After 3 months, our bot handles:

73% of issue labeling automatically
23% of duplicate detection (the rest are still manual)
100% of stale issue closing (configurable)
PR auto-assignment based on CODEOWNERS – that’s another 15-minute script we built

Total maintainer time saved: roughly 8 hours per week across our 4-person team. That’s 32 hours a month we redirected to actual feature development.

Is it perfect? No. The duplicate detection still has false positives. Sometimes it mislabels a feature request as a bug. But we’d rather fix a wrong label than spend hours reading spam.

You don’t need a distributed team in Vietnam to benefit from this. But if you have one, imagine what they can do with 8 extra hours per week.

If you want to fork our bot, the core code is up on GitHub (link in comments). Drop your own config in, deploy it, and watch your issue tracker run itself.

Ever felt like you spend more time managing open source than coding? That’s the problem we solved. And you can too.

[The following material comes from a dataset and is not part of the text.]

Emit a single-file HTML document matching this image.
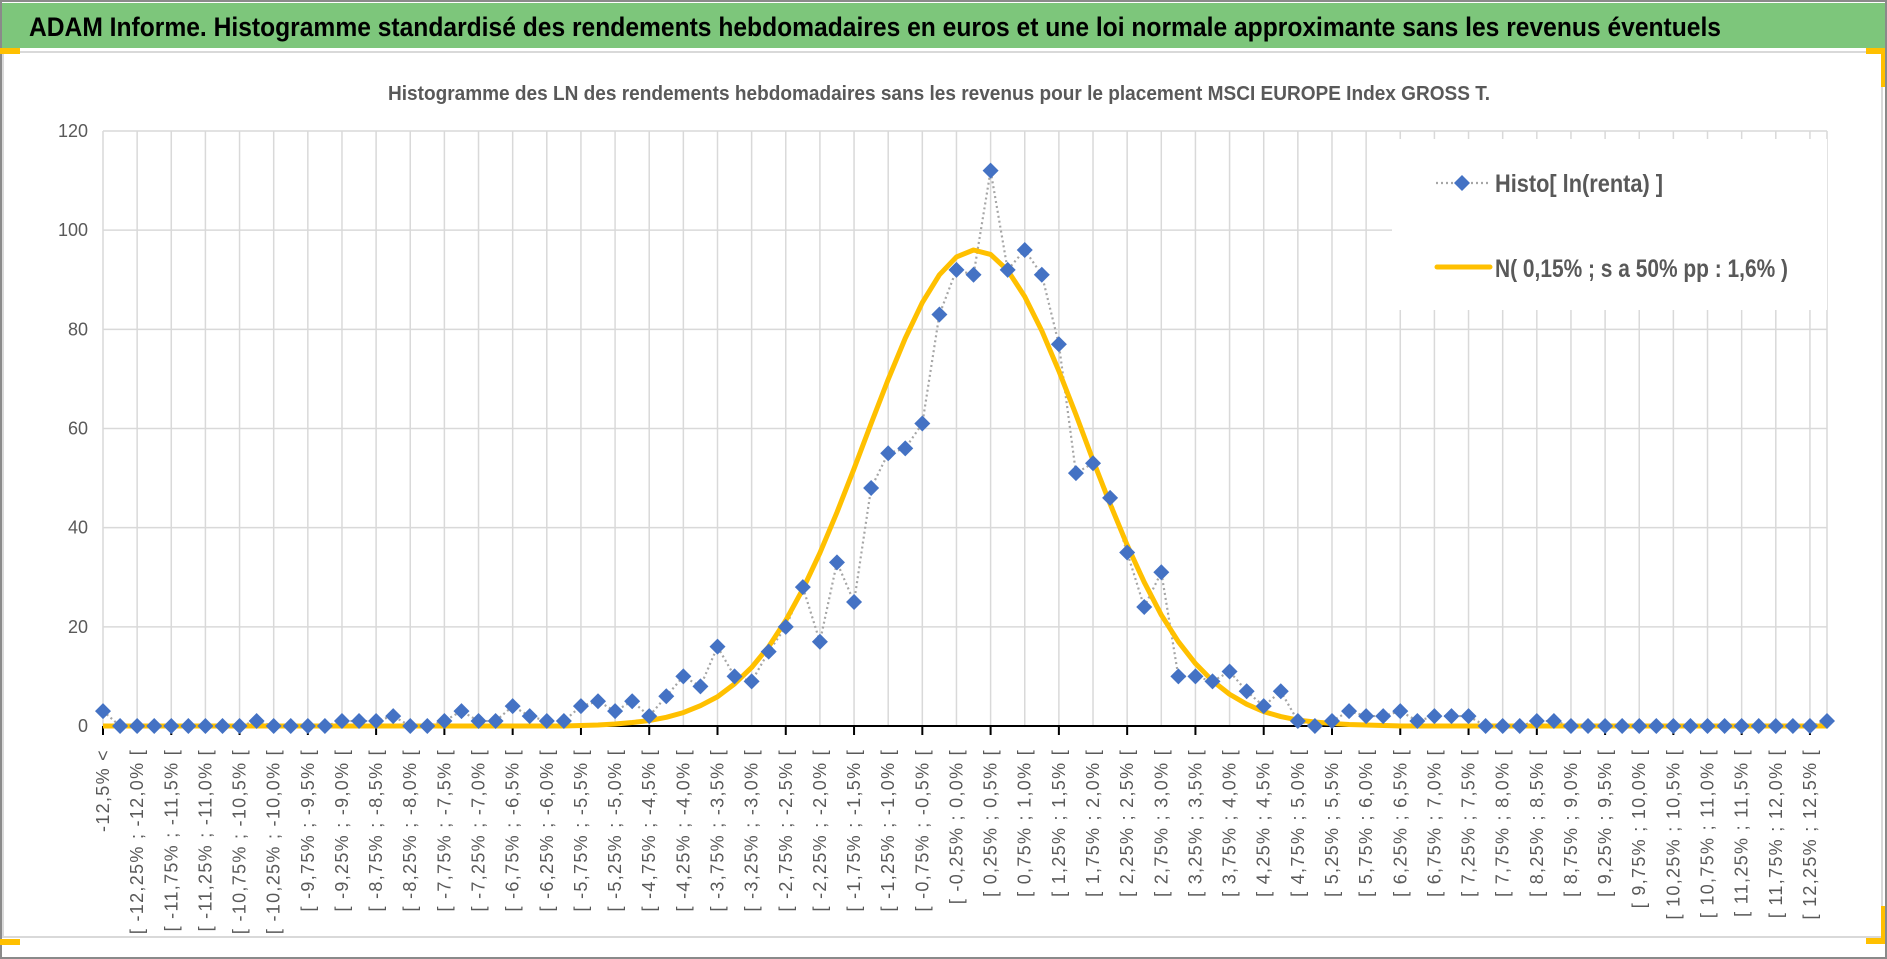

Frequently Asked Questions

Can I run a Probot bot for free?

Yes. Probot’s `probot run` works on any Node.js host. You can deploy it on a free tier of Heroku or Railway, but for production with Redis, a $5-$10 VPS from DigitalOcean or Linode is more reliable.

Does a GitHub App bot have rate limits?

GitHub Apps get 5,000 requests per hour by default, but you can request higher limits. More importantly, use conditional requests (ETags) to avoid unnecessary API calls. Our bot stays well under the limit even with 100+ repos.

How do I handle webhook retries?

Probot uses `@octokit/webhooks` which automatically verifies signatures and includes retry logic. We added idempotency keys via Redis to ensure duplicate deliveries don’t cause double actions. It’s a simple `if (await redis.exists(deliveryId)) return`.

Can I customize the bot for multiple repos?

Absolutely. Our bot uses a YAML config per repo stored in `.github/auto-bot.yml`. The bot reads that config on startup and caches it. Each repo can have its own label mapping, stale times, and auto-assignment rules.